Similar to How can you read a CSV file in R with different number of columns, I have some complex CSV-files. Mine are from SAP BusinessObjects and hold challenges different to those of the quoted question. I want to automate the capture of an arbitrary number of datasets held in one CSV file. There are many CSV-files, but let's start with one of them.
Given: One CSV file containing several flat tables.
Wanted: Several dataframes or other structure holding all data (S4?)
The method so far:
- get line numbers of header data by counting number of columns
- get headers by reading every line index held in vector described above
- read data by calculating skip and nrows between data sets in index described by header lines as above.
- give the read data column names from read header
I need help getting me on the right track to avoid loops/making the code more readable/compact when reading headers and datasets.
These CSVs are formatted as normal CSVs, only that they contain an more or less arbitrary amount of subtables.
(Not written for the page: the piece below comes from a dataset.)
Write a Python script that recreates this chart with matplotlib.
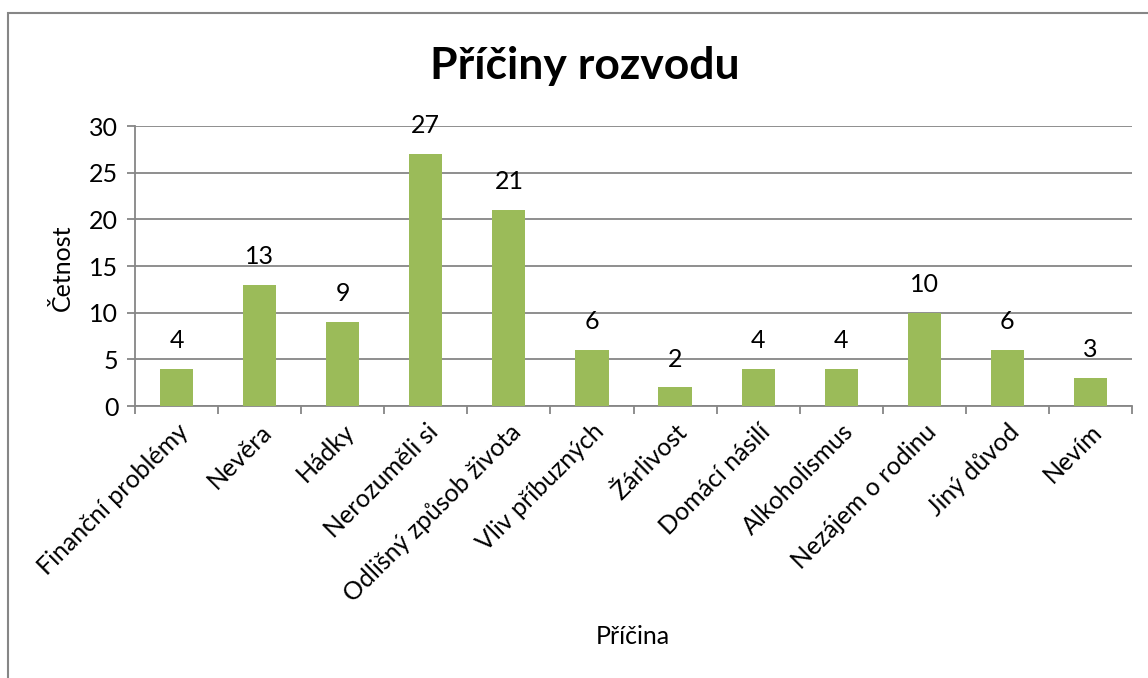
import matplotlib
matplotlib.use("Agg")
import matplotlib.pyplot as plt
from matplotlib.patches import Rectangle

categories = ["Finanční problémy", "Nevěra", "Hádky", "Nerozuměli si",
              "Odlišný způsob života", "Vliv příbuzných", "Žárlivost",
              "Domácí násilí", "Alkoholismus", "Nezájem o rodinu",
              "Jiný důvod", "Nevím"]
counts = [4, 13, 9, 27, 21, 6, 2, 4, 4, 10, 6, 3]
yticks = [0, 5, 10, 15, 20, 25, 30]

plt.rcParams["font.family"] = ["Lato", "DejaVu Sans"]
GRID = "#868686"
BAR = "#9BBB59"
FS = 18

fig = plt.figure(figsize=(11.48, 6.78), dpi=100)
ax = fig.add_axes([135 / 1148, 1 - 406 / 678, (1132 - 135) / 1148, (406 - 126) / 678])

# chart area border
fig.patches.append(Rectangle((8 / 1148, -0.1), 1.2, 1 - 13 / 678 + 0.1,
                             transform=fig.transFigure, fill=False,
                             edgecolor=GRID, lw=1.5))

x = list(range(len(categories)))
ax.bar(x, counts, width=0.4, color=BAR, zorder=3)
for xi, c in zip(x, counts):
    ax.annotate(str(c), (xi, c), xytext=(0, 12), textcoords="offset points",
                ha="center", va="bottom", fontsize=FS)

ax.set_xlim(-0.5, len(categories) - 0.5)
ax.set_ylim(0, 30)
ax.set_yticks(yticks)
ax.yaxis.grid(True, color=GRID, lw=1.3, zorder=0)
ax.tick_params(axis="y", length=6, color=GRID, width=1.3, labelsize=FS, pad=6)

# category boundary ticks
ax.set_xticks([i - 0.5 for i in range(len(categories) + 1)], minor=False)
ax.set_xticklabels([])
ax.set_xticks(x, minor=True)
ax.set_xticklabels(categories, minor=True, rotation=45, ha="right",
                   rotation_mode="anchor", fontsize=FS)
ax.tick_params(axis="x", which="major", length=6, color=GRID, width=1.3)
ax.tick_params(axis="x", which="minor", length=0, pad=10)

for side in ["top", "right"]:
    ax.spines[side].set_visible(False)
for side in ["left", "bottom"]:
    ax.spines[side].set_color(GRID)
    ax.spines[side].set_linewidth(1.3)

fig.text(62 / 1148, 1 - 268 / 678, "Četnost", ha="center", va="center",
         rotation=90, fontsize=FS)
fig.text(633 / 1148, 1 - 637 / 678, "Příčina", ha="center", va="center", fontsize=FS)
fig.text(585 / 1148, 1 - 66 / 678, "Příčiny rozvodu", ha="center", va="center",
         fontsize=32, fontweight="bold")

fig.savefig("out.png", dpi=100)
For each dataset I export, the structure is different. In the current example I will suppose there are five tables included in the CSV.
In order to give you an idea, here is some fictous sample data with line numbers. Separator and quote has been stripped:
1: n, Name, Species, Description, Classification
2: 90, Mickey, Mouse, Big ears, rat
3: 45, Minnie, Mouse, Big bow, rat
...
16835: Code, Species
16836: RT, rat
...
22673: n, Code, Country
22674: 1, RT, Murica
...
33211: Activity, Code, Descriptor
32212: running, RU, senseless activity
...
34749: Last update
34750: 2017/05/09 02:09:14
There are a number of ways going about reading each data set. What I have come up with so far:
filepath <- file.path(paste0(Sys.getenv("USERPROFILE"), "\\SAMPLE.CSV)
# Make a vector with column number per line
fieldVector <- utils::count.fields(filepath, sep = ",", quote = "\"")
# Make a vector with unique number of fields in file
nFields <- base::unique(fieldVector)
# Make a vector with indices for position of new dataset
iHeaders <- base::match(nFields, fieldVector)
With this, I can do things like:
header <- utils::read.csv2(filepath, header = FALSE, sep = ",", quote = "\"", skip = iHeaders[4], nrows = iHeaders[5]-iHeaders[4]-1)
data <- utils::read.csv2(filepath, header = FALSE, sep = ",", quote = "\"", skip = iHeaders[4] + 1, nrows = iHeaders[5]-iHeaders[4]-1)
names(data) <- header
As in the intro of this post, I have made a couple of functions which makes it easier to get headers for each dataset:
Headers <- GetHeaders(filepath, iHeaders)
colnames(data) <- Headers[[4]]
I have two functions now - one is GetHeader, which captures one line from the file with utils::read.csv2 while ensuring safe headernames (no æøå % etc).
The other returns a list of string vectors holding all headers:
GetHeaders <- function(filepath, linenums) {
# init an empty list of length(linenums)
l.headers <- vector(mode = "list", length = length(linenums))
for(i in seq_along(linenums)) {
# read.csv2(filepath, skip = linenums[i]-1, nrows = 1)
l.headers[[i]] <- GetHeader(filepath, linenums[i])
}
l.headers
}
What I struggle with is how to read in all possible datasets in one go. Specifically the last set is a bit hard to wrap my head around if I should write a common function, where I only know the line number of header, and not the number of lines in the following data.
Also, what is the best data structure for such a structure as described? The data in the subtables are all relevant to each other (can be used to normalize parts of the data). I understand that I must do manual work for each read CSV, but as I have to read TONS of these files, some common functions to structure them in a predictable manner at each pass would be excellent.
Before you answer, please keep in mind that, no, using a different export format is not an option.
Thank you so much for any pointers. I am a beginner in R and haven't completely wrapped my head around all possible solutions in this particular domain.